Remember how Charlie Brown felt each time Lucy assured him that, this time, she really was going to hold the football for him to kick – and not pull it away at the last moment, causing him to fall flat on his back once again?
That must be how Joan Harman and other members of the West Virginia Farm Bureau feel about the Environmental Protection Agency, following the stay issued by the U.S. Court of Appeals for the Sixth Circuit blocking the agency from enforcing a new rule that extends its authority to virtually all “bodies of water” in the United States.
Harman and her colleagues understand the burden that the rule, had it not been stayed, would have placed on farmers (and others), ultimately requiring them to apply for permits every time they want to make even minute modifications to their property.

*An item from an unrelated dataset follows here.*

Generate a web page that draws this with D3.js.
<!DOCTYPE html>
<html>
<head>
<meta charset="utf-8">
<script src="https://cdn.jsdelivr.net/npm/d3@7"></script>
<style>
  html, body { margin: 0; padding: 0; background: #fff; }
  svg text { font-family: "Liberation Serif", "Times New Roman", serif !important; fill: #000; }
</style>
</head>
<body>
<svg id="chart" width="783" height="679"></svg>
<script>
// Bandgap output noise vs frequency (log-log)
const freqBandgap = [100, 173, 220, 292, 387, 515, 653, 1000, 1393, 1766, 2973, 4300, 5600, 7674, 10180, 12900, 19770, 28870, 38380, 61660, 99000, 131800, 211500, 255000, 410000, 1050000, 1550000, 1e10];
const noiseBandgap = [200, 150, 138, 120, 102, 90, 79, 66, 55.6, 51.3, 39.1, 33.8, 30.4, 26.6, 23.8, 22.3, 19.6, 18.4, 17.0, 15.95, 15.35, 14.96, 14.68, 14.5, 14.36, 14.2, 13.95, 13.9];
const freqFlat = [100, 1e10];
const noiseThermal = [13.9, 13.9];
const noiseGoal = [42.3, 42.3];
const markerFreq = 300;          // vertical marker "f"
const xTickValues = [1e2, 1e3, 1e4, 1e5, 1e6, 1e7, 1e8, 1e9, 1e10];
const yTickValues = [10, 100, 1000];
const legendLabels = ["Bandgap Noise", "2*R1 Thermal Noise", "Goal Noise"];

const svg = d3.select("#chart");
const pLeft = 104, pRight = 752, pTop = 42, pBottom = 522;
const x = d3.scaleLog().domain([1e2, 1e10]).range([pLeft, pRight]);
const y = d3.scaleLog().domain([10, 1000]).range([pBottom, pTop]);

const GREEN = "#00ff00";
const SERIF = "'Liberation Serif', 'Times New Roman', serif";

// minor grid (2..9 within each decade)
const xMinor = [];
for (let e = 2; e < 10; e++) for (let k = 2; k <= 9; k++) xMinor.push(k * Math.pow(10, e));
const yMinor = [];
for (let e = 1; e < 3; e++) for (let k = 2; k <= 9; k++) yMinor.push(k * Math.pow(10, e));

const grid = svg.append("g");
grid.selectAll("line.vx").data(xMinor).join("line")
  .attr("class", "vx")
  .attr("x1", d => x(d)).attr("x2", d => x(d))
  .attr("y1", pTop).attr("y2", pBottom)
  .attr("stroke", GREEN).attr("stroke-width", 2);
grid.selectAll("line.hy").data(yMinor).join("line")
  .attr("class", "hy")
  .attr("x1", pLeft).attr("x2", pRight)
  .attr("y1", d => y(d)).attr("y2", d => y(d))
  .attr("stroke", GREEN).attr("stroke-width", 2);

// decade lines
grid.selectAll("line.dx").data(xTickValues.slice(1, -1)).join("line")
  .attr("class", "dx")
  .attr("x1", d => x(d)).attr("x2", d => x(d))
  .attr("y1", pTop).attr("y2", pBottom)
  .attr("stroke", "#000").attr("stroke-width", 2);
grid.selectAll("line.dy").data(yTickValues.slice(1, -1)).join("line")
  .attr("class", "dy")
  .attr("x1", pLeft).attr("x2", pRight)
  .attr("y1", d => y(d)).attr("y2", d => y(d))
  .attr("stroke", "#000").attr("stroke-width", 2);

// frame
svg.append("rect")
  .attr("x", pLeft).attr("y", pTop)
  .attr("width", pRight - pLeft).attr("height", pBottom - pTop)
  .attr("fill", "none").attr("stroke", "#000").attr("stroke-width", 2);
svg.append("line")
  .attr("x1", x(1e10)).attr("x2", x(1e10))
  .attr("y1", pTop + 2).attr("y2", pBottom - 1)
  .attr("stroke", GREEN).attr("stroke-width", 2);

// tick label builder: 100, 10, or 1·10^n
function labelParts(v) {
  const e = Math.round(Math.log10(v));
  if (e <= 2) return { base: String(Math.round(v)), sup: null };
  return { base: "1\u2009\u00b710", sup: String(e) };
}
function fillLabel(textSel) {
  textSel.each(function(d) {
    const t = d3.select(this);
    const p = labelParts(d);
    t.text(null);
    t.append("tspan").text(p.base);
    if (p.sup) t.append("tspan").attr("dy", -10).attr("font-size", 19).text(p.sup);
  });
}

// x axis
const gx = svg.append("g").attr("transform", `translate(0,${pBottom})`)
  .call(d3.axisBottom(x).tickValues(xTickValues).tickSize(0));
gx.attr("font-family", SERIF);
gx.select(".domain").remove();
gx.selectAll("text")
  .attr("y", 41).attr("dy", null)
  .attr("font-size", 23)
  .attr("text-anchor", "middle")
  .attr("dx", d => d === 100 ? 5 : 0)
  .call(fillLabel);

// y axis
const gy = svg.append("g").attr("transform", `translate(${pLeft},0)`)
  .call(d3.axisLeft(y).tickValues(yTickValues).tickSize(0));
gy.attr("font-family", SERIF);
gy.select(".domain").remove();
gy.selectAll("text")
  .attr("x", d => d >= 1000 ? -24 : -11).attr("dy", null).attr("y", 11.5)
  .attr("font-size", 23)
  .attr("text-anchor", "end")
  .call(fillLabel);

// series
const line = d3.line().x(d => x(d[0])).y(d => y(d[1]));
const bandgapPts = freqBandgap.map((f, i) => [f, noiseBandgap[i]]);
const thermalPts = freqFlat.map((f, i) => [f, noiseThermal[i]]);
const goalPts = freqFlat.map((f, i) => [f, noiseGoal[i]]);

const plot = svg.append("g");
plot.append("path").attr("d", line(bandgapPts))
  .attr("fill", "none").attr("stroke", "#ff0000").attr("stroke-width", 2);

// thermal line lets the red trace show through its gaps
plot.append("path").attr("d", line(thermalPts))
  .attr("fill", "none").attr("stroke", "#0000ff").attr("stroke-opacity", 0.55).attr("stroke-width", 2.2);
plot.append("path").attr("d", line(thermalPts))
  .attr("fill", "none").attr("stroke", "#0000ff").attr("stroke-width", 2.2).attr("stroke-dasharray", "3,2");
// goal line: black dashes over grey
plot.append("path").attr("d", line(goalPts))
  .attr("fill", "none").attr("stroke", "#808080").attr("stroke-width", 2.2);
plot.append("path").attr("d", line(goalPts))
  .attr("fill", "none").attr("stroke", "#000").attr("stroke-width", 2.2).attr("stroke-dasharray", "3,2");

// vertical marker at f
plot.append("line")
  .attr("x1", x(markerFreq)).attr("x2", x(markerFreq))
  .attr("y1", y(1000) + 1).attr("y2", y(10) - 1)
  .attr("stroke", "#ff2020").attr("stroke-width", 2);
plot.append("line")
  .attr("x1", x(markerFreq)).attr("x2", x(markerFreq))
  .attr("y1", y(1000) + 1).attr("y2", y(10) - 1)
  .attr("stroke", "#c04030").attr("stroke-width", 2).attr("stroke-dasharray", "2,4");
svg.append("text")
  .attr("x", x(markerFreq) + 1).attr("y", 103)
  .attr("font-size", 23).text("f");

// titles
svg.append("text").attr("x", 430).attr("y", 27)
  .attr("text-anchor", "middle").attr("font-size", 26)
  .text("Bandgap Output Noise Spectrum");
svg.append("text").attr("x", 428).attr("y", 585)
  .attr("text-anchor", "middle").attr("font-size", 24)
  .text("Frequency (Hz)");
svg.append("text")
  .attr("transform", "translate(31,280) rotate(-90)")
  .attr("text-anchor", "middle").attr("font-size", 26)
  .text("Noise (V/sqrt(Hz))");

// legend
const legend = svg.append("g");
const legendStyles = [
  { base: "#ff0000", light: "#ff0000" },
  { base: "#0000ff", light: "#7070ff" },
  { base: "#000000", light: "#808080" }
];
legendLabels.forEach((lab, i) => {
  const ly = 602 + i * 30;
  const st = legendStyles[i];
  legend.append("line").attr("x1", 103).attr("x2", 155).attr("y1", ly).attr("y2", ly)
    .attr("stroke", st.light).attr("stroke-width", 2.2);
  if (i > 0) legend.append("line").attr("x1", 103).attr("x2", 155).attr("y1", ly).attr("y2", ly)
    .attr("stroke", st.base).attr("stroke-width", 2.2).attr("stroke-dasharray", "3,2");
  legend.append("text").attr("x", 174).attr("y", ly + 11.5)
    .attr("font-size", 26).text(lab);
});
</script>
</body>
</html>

“If they want to dig holes, if they change the type of crops they’re going to plant, if they want to apply pesticides or fertilizers,” farmers would need a permit, she said.
“You’re required to do impact studies that are expensive and take months to do,” Harman explained, “and when you’re trying to get a crop into the ground, you don’t have months to fool around, to get permission to apply fertilizers to your crops. It could cost a farmer an entire season worth of work and put him out of business.”
Harman emphasized that the adverse effects of the rule would not be felt by farmers alone, but would extend to other industries and even to homeowners.
“If you're a household with a pond in your backyard and you want to fertilize your lawn, if you put fertilizer near that pond, you’re violating that new rule,” she warned.
“I see the stay as a victory,” Harman said. “However, we don’t know how long that stay is going to remain in place,” as the case winds through the judicial system.
The only thing we do know is not to trust a federal agency which acts as if it’s above the law.